Il n'a pas précisé au passage que le régime devrait entrainer une responsabilité directe des gros acteurs (bien au-delà des seuls « GAFA ») et que le filtrage qu’implique cette responsabilité pourra bien pilonner les uploads. Certes il ne sera pas, par définition, « généralisé », selon les critères déployés par la Cour de justice de l’Union européenne, mais tout de même…
Sur l’article 11, ce porte-voix assure que la liberté de lier ne sera pas remise en cause, ni même les exceptions. Rappelons cette fois que dans le texte finalement voté, la protection au titre du droit voisin ne s’appliquera « pas aux simples hyperliens accompagnés de mots isolés », sans que l’on sache exactement ce que sont des mots isolés, alors que les extraits (« snippets ») de Google News seront bien l’une des cibles du dispositif.
Un cordon ombilical avec les plateformes
De même, le représentant de la Scam a oublié d’évoquer les arguments portés par le Spiil, dont est membre Next INpact, à savoir que cette mécanique du droit voisin va surtout accélérer l’interdépendance des médias avec les grandes plateformes, avec pour cordon ombilical ce droit à rémunération. Cette rente « ne ferait que renforcer l’uniformisation des contenus et la course à l’audience qui fait déjà tant de mal à l’information, et mène à un affaiblissement de la qualité ainsi qu’à un manque de diversité croissant ».

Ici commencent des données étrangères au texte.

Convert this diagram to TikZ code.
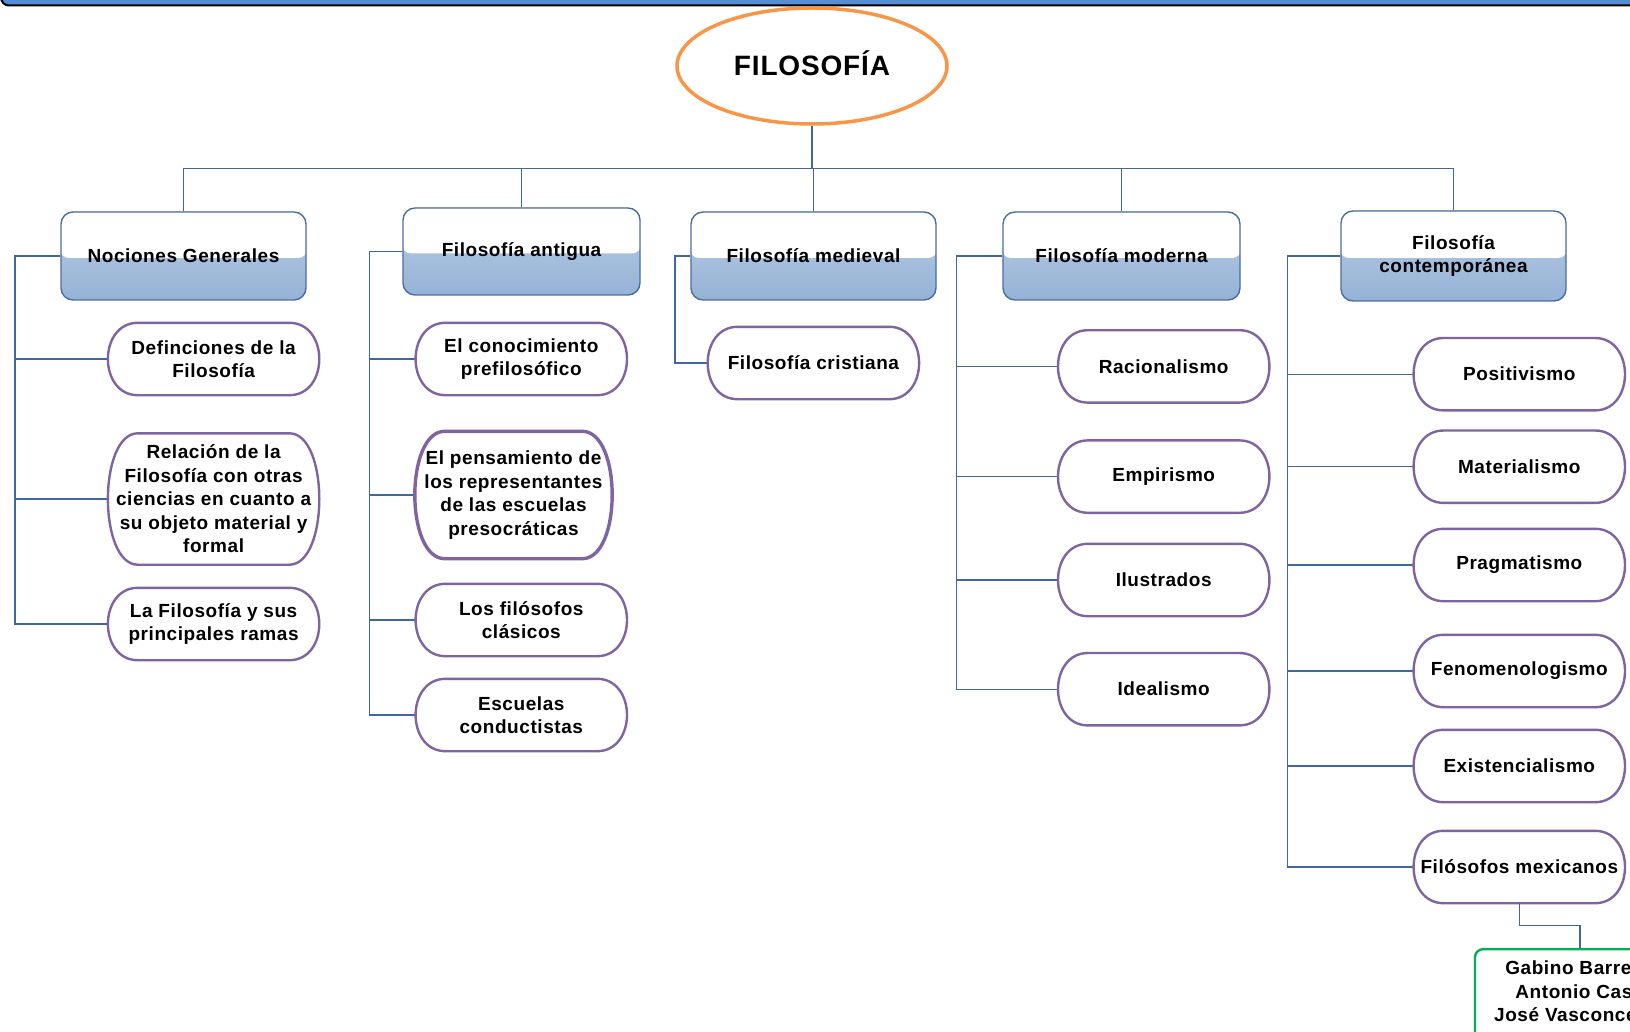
\documentclass[tikz,border=0pt]{standalone}
\usepackage{fontspec}
\setmainfont{Liberation Sans}[LetterSpace=3]
\usetikzlibrary{shapes.geometric}
\definecolor{connc}{HTML}{3F68A3}
\definecolor{hdline}{HTML}{4A6E9E}
\definecolor{hdtop}{HTML}{BDD0E7}
\definecolor{hdbot}{HTML}{93B0D5}
\definecolor{pillc}{HTML}{8064A2}
\definecolor{rootc}{HTML}{F79646}
\definecolor{greenc}{HTML}{00B050}
\definecolor{barblue}{HTML}{558ED5}
\newcommand\txtfont{\fontsize{19pt}{23.5pt}\selectfont\bfseries}
\newcommand\pilloutline[2][]{\draw[pillline,#1] ([xshift=30pt]#2.north west) -- ([xshift=-30pt]#2.north east) .. controls ([xshift=10pt]#2.north east) and ([xshift=10pt]#2.south east) .. ([xshift=-30pt]#2.south east) -- ([xshift=30pt]#2.south west) .. controls ([xshift=-10pt]#2.south west) and ([xshift=-10pt]#2.north west) .. cycle;}
\tikzset{
  conn/.style={draw=connc, line width=1.3pt},
  pillline/.style={draw=pillc, line width=2.4pt},
  pill/.style={rectangle, minimum width=211pt, minimum height=72pt, inner sep=0pt, align=center, font=\txtfont},
  hdr/.style={rectangle, rounded corners=12pt, draw=hdline, line width=1.4pt, minimum height=88pt, inner sep=0pt, align=center, font=\txtfont,
    path picture={
      \fill[top color=hdtop, bottom color=hdbot] ([yshift=5pt]path picture bounding box.north west) rectangle ([yshift=-5pt]path picture bounding box.south east);
      \fill[white, rounded corners=9pt] ([yshift=20pt,xshift=-1pt]path picture bounding box.north west) rectangle ([yshift=-2pt,xshift=1pt]path picture bounding box.east);
    }},
}
\begin{document}
\begin{tikzpicture}[x=1pt,y=-1pt]
\useasboundingbox (0,0) rectangle (1630,1032);
\clip (0,0) rectangle (1630,1032);
\fill[white] (0,0) rectangle (1630,1032);
\draw[line width=2pt, fill=barblue, rounded corners=8pt] (1,-30) rectangle (1680,5.5);

% root
\node[ellipse, draw=rootc, line width=3.5pt, minimum width=270pt, minimum height=116pt, text depth=6pt, font=\fontsize{28pt}{32pt}\selectfont\bfseries] (root) at (812,66) {FILOSOFÍA};

% headers
\node[hdr, minimum width=245pt] (h1) at (183.5,256) {Nociones Generales};
\node[hdr, minimum width=237pt, minimum height=87pt] (h2) at (521.5,251.5) {Filosofía antigua};
\node[hdr, minimum width=245pt] (h3) at (813.5,256) {Filosofía medieval};
\node[hdr, minimum width=237pt] (h4) at (1121.5,256) {Filosofía moderna};
\node[hdr, minimum width=225pt, minimum height=90pt] (h5) at (1453.5,256) {Filosofía\\contemporánea};

\foreach \h in {h1,h2,h3,h4,h5} {\draw[conn] (root.south) -- ++(0,43) -| (\h.north);}

% column 1
\node[pill] (c11) at (213.6,359) {Definciones de la\\Filosofía};
\node[pill, minimum height=131pt] (c12) at (213.6,499) {Relación de la\\Filosofía con otras\\ciencias en cuanto a\\su objeto material y\\formal};
\node[pill] (c13) at (213.6,624) {La Filosofía y sus\\principales ramas};
\foreach \c in {c11,c12,c13} {\draw[conn] (h1.west) -- ++(-45.4,0) |- (\c.west);}

% column 2
\node[pill] (c21) at (521.3,359) {El conocimiento\\prefilosófico};
\node[pill, minimum width=197pt, minimum height=127pt] (c22) at (513.5,495) {El pensamiento de\\los representantes\\de las escuelas\\presocráticas};
\node[pill] (c23) at (521.3,620) {Los filósofos\\clásicos};
\node[pill] (c24) at (521.3,715) {Escuelas\\conductistas};
\foreach \c in {c21,c22,c23,c24} {\draw[conn] (h2.west) -- ++(-33,0) |- (\c.west);}

% column 3
\node[pill] (c31) at (813.4,363) {Filosofía cristiana};
\draw[conn] (h3.west) -- ++(-15.3,0) |- (c31.west);

% column 4
\node[pill] (c41) at (1163.7,366.4) {Racionalismo};
\node[pill] (c42) at (1163.7,476.6) {Empirismo};
\node[pill] (c43) at (1163.7,580) {Ilustrados};
\node[pill] (c44) at (1163.7,689.2) {Idealismo};
\foreach \c in {c41,c42,c43,c44} {\draw[conn] (h4.west) -- ++(-46,0) |- (\c.west);}

% column 5
\node[pill] (c51) at (1519.3,374.2) {Positivismo};
\node[pill] (c52) at (1519.3,466.7) {Materialismo};
\node[pill] (c53) at (1519.3,565) {Pragmatismo};
\node[pill] (c54) at (1519.3,671) {Fenomenologismo};
\node[pill] (c55) at (1519.3,766) {Existencialismo};
\node[pill] (c56) at (1519.3,867) {Filósofos mexicanos};
\foreach \c in {c51,c52,c53,c54,c55,c56} {\draw[conn] (h5.west) -- ++(-53,0) |- (\c.west);}

\foreach \n in {c11,c12,c13,c21,c23,c24,c31,c41,c42,c43,c44,c51,c52,c53,c54,c55,c56} {\pilloutline{\n}}
\pilloutline[line width=3.4pt]{c22}

% green box
\node[rectangle, rounded corners=8pt, draw=greenc, line width=2.4pt, minimum width=210pt, minimum height=140pt, anchor=north, align=center, font=\txtfont, inner ysep=12pt, text depth=70pt] (mex) at (1580,948) {Gabino Barreda\\Antonio Caso\\José Vasconcelos};
\draw[conn] (c56.south) -- ++(0,22) -| (mex.north);
\end{tikzpicture}
\end{document}
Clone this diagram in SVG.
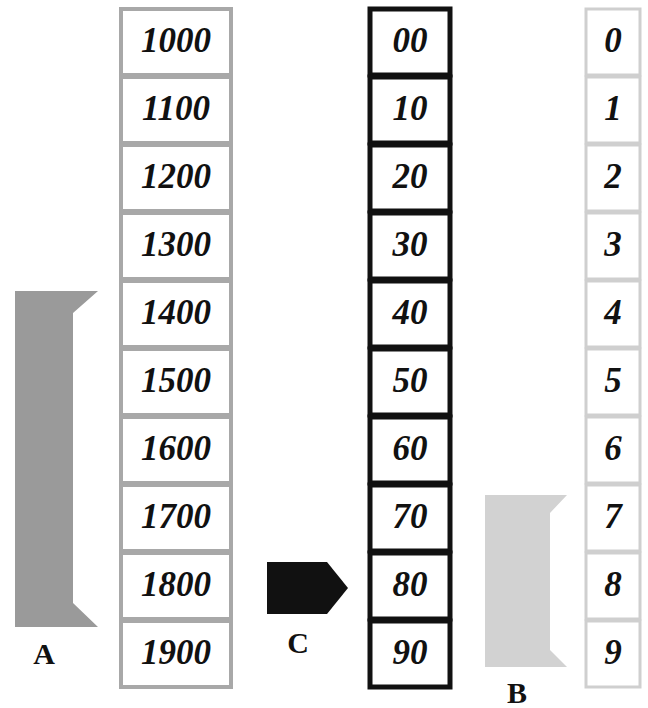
<svg xmlns="http://www.w3.org/2000/svg" width="648" height="708" viewBox="0 0 648 708">
<style>
.t{font-family:"Liberation Serif","Times New Roman",serif;font-weight:bold;font-style:italic;font-size:35px;fill:#111;text-anchor:middle}
.lab{font-family:"Liberation Serif","Times New Roman",serif;font-weight:bold;font-size:30px;fill:#111;text-anchor:middle}
.c1{fill:#fff;stroke:#a8a8a8;stroke-width:4}
.c2{fill:#fff;stroke:#111;stroke-width:5}
.c3{fill:#fff;stroke:#cfcfcf;stroke-width:3}
</style>
<rect width="648" height="708" fill="#fff"/>
<g id="col-centuries">
<g id="n1000"><rect class="c1" x="121" y="9" width="110" height="66"/><text class="t" x="176" y="52">1000</text></g>
<g id="n1100"><rect class="c1" x="121" y="77" width="110" height="66"/><text class="t" x="176" y="120">1100</text></g>
<g id="n1200"><rect class="c1" x="121" y="145" width="110" height="66"/><text class="t" x="176" y="188">1200</text></g>
<g id="n1300"><rect class="c1" x="121" y="213" width="110" height="66"/><text class="t" x="176" y="256">1300</text></g>
<g id="n1400"><rect class="c1" x="121" y="281" width="110" height="66"/><text class="t" x="176" y="324">1400</text></g>
<g id="n1500"><rect class="c1" x="121" y="349" width="110" height="66"/><text class="t" x="176" y="392">1500</text></g>
<g id="n1600"><rect class="c1" x="121" y="417" width="110" height="66"/><text class="t" x="176" y="460">1600</text></g>
<g id="n1700"><rect class="c1" x="121" y="485" width="110" height="66"/><text class="t" x="176" y="528">1700</text></g>
<g id="n1800"><rect class="c1" x="121" y="553" width="110" height="66"/><text class="t" x="176" y="596">1800</text></g>
<g id="n1900"><rect class="c1" x="121" y="621" width="110" height="66"/><text class="t" x="176" y="664">1900</text></g>
</g>
<g id="col-decades">
<g id="n00"><rect class="c2" x="370" y="9" width="80" height="66"/><text class="t" x="410" y="52">00</text></g>
<g id="n10"><rect class="c2" x="370" y="77" width="80" height="66"/><text class="t" x="410" y="120">10</text></g>
<g id="n20"><rect class="c2" x="370" y="145" width="80" height="66"/><text class="t" x="410" y="188">20</text></g>
<g id="n30"><rect class="c2" x="370" y="213" width="80" height="66"/><text class="t" x="410" y="256">30</text></g>
<g id="n40"><rect class="c2" x="370" y="281" width="80" height="66"/><text class="t" x="410" y="324">40</text></g>
<g id="n50"><rect class="c2" x="370" y="349" width="80" height="66"/><text class="t" x="410" y="392">50</text></g>
<g id="n60"><rect class="c2" x="370" y="417" width="80" height="66"/><text class="t" x="410" y="460">60</text></g>
<g id="n70"><rect class="c2" x="370" y="485" width="80" height="66"/><text class="t" x="410" y="528">70</text></g>
<g id="n80"><rect class="c2" x="370" y="553" width="80" height="66"/><text class="t" x="410" y="596">80</text></g>
<g id="n90"><rect class="c2" x="370" y="621" width="80" height="66"/><text class="t" x="410" y="664">90</text></g>
</g>
<g id="col-units">
<g id="n0"><rect class="c3" x="586" y="9" width="54" height="66"/><text class="t" x="613" y="52">0</text></g>
<g id="n1"><rect class="c3" x="586" y="77" width="54" height="66"/><text class="t" x="613" y="120">1</text></g>
<g id="n2"><rect class="c3" x="586" y="145" width="54" height="66"/><text class="t" x="613" y="188">2</text></g>
<g id="n3"><rect class="c3" x="586" y="213" width="54" height="66"/><text class="t" x="613" y="256">3</text></g>
<g id="n4"><rect class="c3" x="586" y="281" width="54" height="66"/><text class="t" x="613" y="324">4</text></g>
<g id="n5"><rect class="c3" x="586" y="349" width="54" height="66"/><text class="t" x="613" y="392">5</text></g>
<g id="n6"><rect class="c3" x="586" y="417" width="54" height="66"/><text class="t" x="613" y="460">6</text></g>
<g id="n7"><rect class="c3" x="586" y="485" width="54" height="66"/><text class="t" x="613" y="528">7</text></g>
<g id="n8"><rect class="c3" x="586" y="553" width="54" height="66"/><text class="t" x="613" y="596">8</text></g>
<g id="n9"><rect class="c3" x="586" y="621" width="54" height="66"/><text class="t" x="613" y="664">9</text></g>
</g>
<g id="bracketA">
<path d="M15,291 L98,291 L73,313 L73,603 L98,627 L15,627 Z" fill="#9a9a9a"/>
<text class="lab" x="44" y="664">A</text>
</g>
<g id="markerC">
<path d="M267,562 L327,562 L348,588 L327,614 L267,614 Z" fill="#111"/>
<text class="lab" x="298" y="653">C</text>
</g>
<g id="bracketB">
<path d="M485,495 L567,495 L550,513 L550,650 L567,667 L485,667 Z" fill="#d2d2d2"/>
<text class="lab" x="517" y="703">B</text>
</g>
<g id="connectors"></g>
</svg>
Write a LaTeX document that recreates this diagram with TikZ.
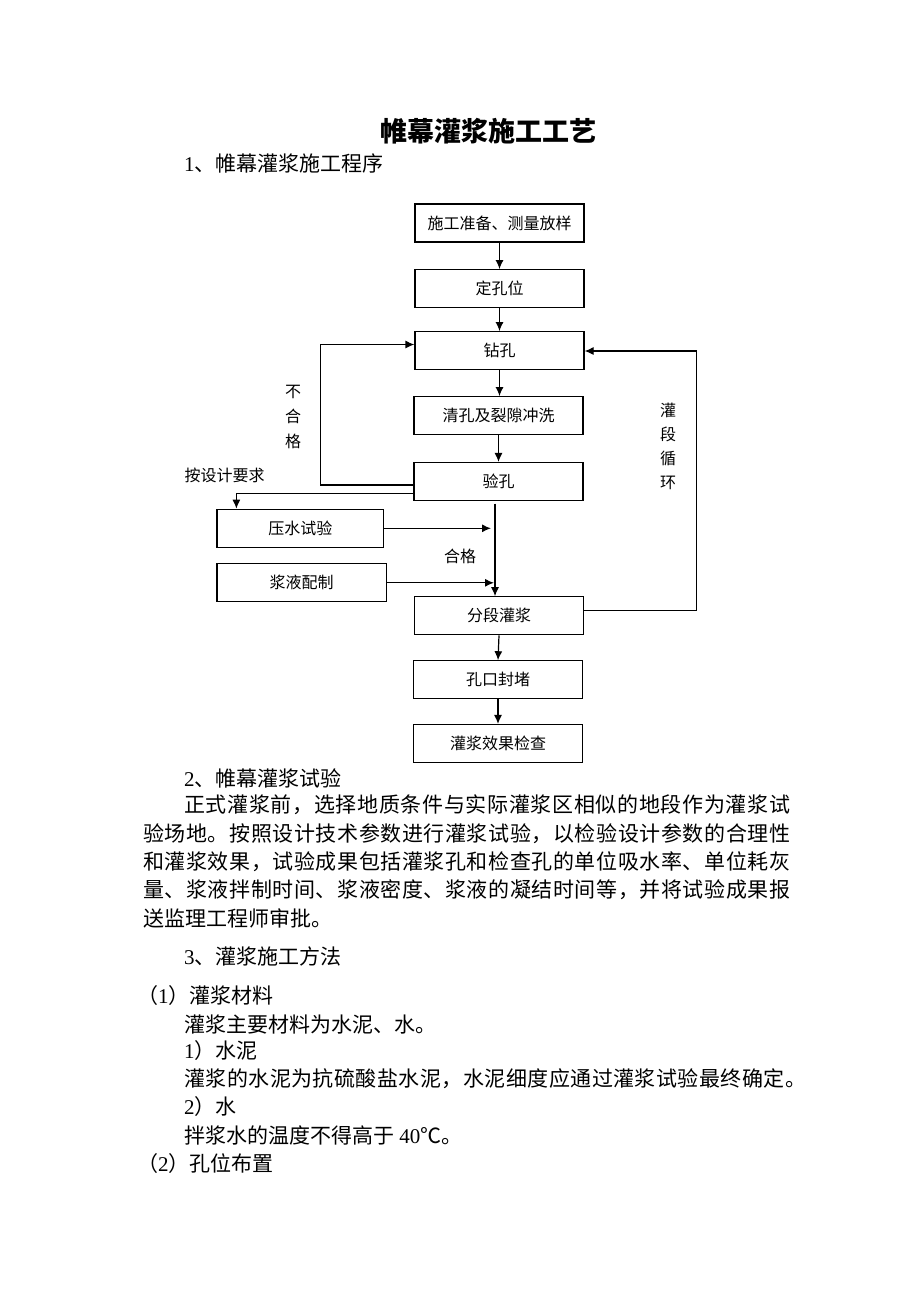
\documentclass[tikz,border=0pt]{standalone}
\usepackage{fontspec}
\setmainfont{Noto Sans CJK SC}
\newfontfamily\lat{Liberation Serif}
\usetikzlibrary{arrows.meta}
\def\spreadtext#1{\spreadA#1\relax}
\def\spreadA#1{#1\spreadB}
\def\spreadB#1{\ifx#1\relax\else\hfil#1\expandafter\spreadB\fi}
\newcommand{\jline}[2]{\hbox to #1{\spreadtext{#2}}}
\begin{document}
\begin{tikzpicture}[x=1pt,y=-1pt,
  box/.style={draw,line width=1.2pt,minimum width=169pt,minimum height=38pt,inner sep=0pt,font=\fontsize{16}{16}\selectfont},
  arr/.style={line width=1.2pt,-{Latex[length=9pt,width=8pt]}},
  lbl/.style={inner sep=0pt,font=\fontsize{16}{16}\selectfont},
  body/.style={anchor=west,inner sep=0pt,font=\fontsize{21}{21}\selectfont}]
\fill[white] (0,0) rectangle (920,1302);
\path[use as bounding box] (0,0) rectangle (920,1302);
% title
\node[inner sep=0pt,font=\fontsize{27}{27}\selectfont\bfseries] (title) at (488,131) {帷幕灌浆施工工艺};
\node[body] (h1) at (184,163) {{\lat 1}、帷幕灌浆施工程序};
% flowchart boxes
\node[box] (b1) at (499.5,223) {施工准备、测量放样};
\node[box] (b2) at (499.5,288.7) {定孔位};
\node[box] (b3) at (499.5,350.7) {钻孔};
\node[box] (b4) at (498.5,415.7) {清孔及裂隙冲洗};
\node[box] (b5) at (498.5,481.5) {验孔};
\node[box,minimum width=166.6pt] (ys) at (300.3,528.3) {压水试验};
\node[box,minimum width=169.4pt] (jy) at (301.7,582.8) {浆液配制};
\node[box] (fd) at (499,615.8) {分段灌浆};
\node[box] (kk) at (498,679.8) {孔口封堵};
\node[box] (xg) at (498,743.5) {灌浆效果检查};
% main arrows
\draw[arr] (b1.south) -- (b2.north);
\draw[arr] (b2.south) -- (b3.north);
\draw[arr] (b3.south) -- (b4.north -| b3.south);
\draw[arr] (b4.south) -- (b5.north);
\draw[arr] (fd.south) -- (kk.north);
\draw[arr] (kk.south) -- (xg.north);
% left loop (不合格)
\coordinate (L1) at (320.5,485);
\coordinate (L2) at (320.5,344.5);
\draw[arr] (L1 -| b5.west) -- (L1) -- (L2) -- (L2 -| b3.west);
% branch to 压水试验
\coordinate (L3) at (236.4,493.3);
\draw[arr] (L3 -| b5.west) -- (L3) -- (L3 |- ys.north);
% vertical line 验孔 -> 分段灌浆
\coordinate (V1) at (495,503.5);
\draw[arr] (V1) -- (V1 |- fd.north);
\coordinate (A1) at (491,528.3);
\draw[arr] (ys.east) -- (A1);
\coordinate (A2) at (494,582.8);
\draw[arr] (jy.east) -- (A2);
% right loop (灌段循环)
\coordinate (R1) at (696.6,610.7);
\coordinate (R2) at (696.6,351);
\draw[arr] (R1 -| fd.east) -- (R1) -- (R2) -- (R2 -| b3.east);
% labels
\node[lbl,align=center,font=\fontsize{16}{25}\selectfont] (bhg) at (293,417) {不\\合\\格};
\node[lbl,align=center,font=\fontsize{16}{24}\selectfont] (gdxh) at (668,446) {灌\\段\\循\\环};
\node[lbl] (asj) at (224.5,475) {按设计要求};
\node[lbl] (hg) at (460,556) {合格};
% body text
\node[body] (h2) at (184,778) {{\lat 2}、帷幕灌浆试验};
\node[body] (p1) at (184,805) {\jline{606pt}{正式灌浆前，选择地质条件与实际灌浆区相似的地段作为灌浆试}};
\node[body] (p2) at (143,834) {\jline{647pt}{验场地。按照设计技术参数进行灌浆试验，以检验设计参数的合理性}};
\node[body] (p3) at (143,862) {\jline{647pt}{和灌浆效果，试验成果包括灌浆孔和检查孔的单位吸水率、单位耗灰}};
\node[body] (p4) at (143,890) {\jline{647pt}{量、浆液拌制时间、浆液密度、浆液的凝结时间等，并将试验成果报}};
\node[body] (p5) at (143,918) {送监理工程师审批。};
\node[body] (h3) at (184,956) {{\lat 3}、灌浆施工方法};
\node[body] (s1) at (137,996) {（{\lat 1}）灌浆材料};
\node[body] (t1) at (184,1024) {灌浆主要材料为水泥、水。};
\node[body] (s11) at (184,1051) {{\lat 1}）水泥};
\node[body] (t2) at (184,1079) {\jline{622pt}{灌浆的水泥为抗硫酸盐水泥，水泥细度应通过灌浆试验最终确定。}};
\node[body] (s12) at (184,1107) {{\lat 2}）水};
\node[body] (t3) at (184,1135) {拌浆水的温度不得高于{\lat\ 40}℃。};
\node[body] (s2) at (137,1164) {（{\lat 2}）孔位布置};
\end{tikzpicture}
\end{document}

Selon le texte finalement voté, les journalistes bénéficieront seulement « d’une partie appropriée des nouvelles recettes supplémentaires que les prestataires de services de la société de l’information versent aux éditeurs de presse », sans que cette « partie appropriée » n’ait été définie par le législateur. Et pour cause, les journalistes disposent seulement d’un droit d’auteur, sûrement pas d’un droit voisin.